08/02/2025
21 ocakta kaldı benim takvimim. Bir adım ileri gidemiyorum sanki, gücüm kalmamış gibi. İşim gereği birilerine bir şeyler anlatırken buluyorum kendimi ve hemen sonra bunun doğruluğunu sorgularken. Bize bu iş öğretilirken demişlerdi ki, yas sürecinin evreleri vardır; inkar, öfke, pazarlık, depresyon ve kabul. Düşünüyorum da bizde yas tutarken öfke tedavülden kalkmış gibi yası “makul” bir şekilde yaşamak zorundayız sanki, öfkelenmek, sesimizi çıkarmak yasak gibi. Kabul kısmına hiç gelemiyoruz bir diğer yas geliyor çünkü peşinden. Bir süreci tamamlayamadan hızla bir diğerine geçmek gerekiyor.

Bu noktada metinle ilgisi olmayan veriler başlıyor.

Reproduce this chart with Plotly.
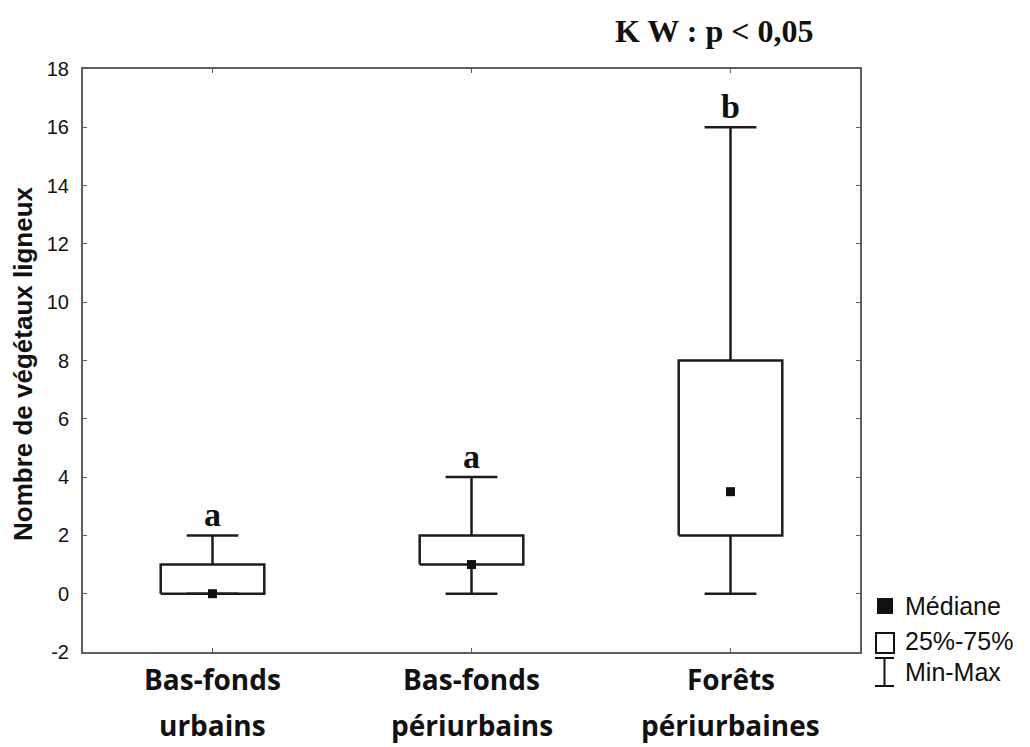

Bu işi öğrendiğim sayın Hocam geçenlerde yazmış “utanmak” üzerine. Tam da böyle işte, ülkece bir şeyler yaşıyoruz, yine yaşadık. Ben arkasından uyumaya utandım, çocuğuma sarılmaya seslenmeye utandım, birşeylere üzülmeye utandım. Uluslararası bir toplantıda sunum yaparken, bir solukta katıldığı travmatik yaşantılara destek görevlerini sıralarken duyduklarımdan utandım, bunların hemen her birine farklı isimlerle olsa da büyümekte olan çocuklarımızın hala tanık olmasına utandım. Velhasıl büyük depremin ( ) yıldönümü geldi geçti, hepimiz yattığımız yataktan yediğimiz yemekten girebileceğimiz bir ev var diye bile utanmadık mı? Utandıkta utandık..
Sonuçta benim ülkemde yas süreci dört evrede yaşanıyor ve bitemiyor. İnkar pazarlık utanç, depresyon sonra hooop başa dön…
Ve ben yine çok değerli hocalarımdan şunu öğrendim “Güvenliğin ve adaletin tesis edilmesi travmatik yaralarımızı iyileştiren en önemli unsurdur.”
Ve hep der ki “İlişki iyileştirir!”
Bu cümlelerin yüzü suyu hürmetine acılı bir anneye tutundum, gözü yaşlı bir babaya tutundum, onlara tutunanlara tutundum, dedim tutundum. Şimdi yine yeniden hepimiz hayatta kalmanın, ayakta durmanın bir yolunu bulacağız, buna inanıyorum.
Sizce de çok yorulmadık mı? Umarım güvende olmayı ve adeletin tesisini son kez konuşuyor oluruz, çünkü bunu hakediyoruz, hepimiz…
Tüm kayıplarımızı rahmetle ve özlemle anıyorum, geride kalan hepimize sabırlar diliyorum.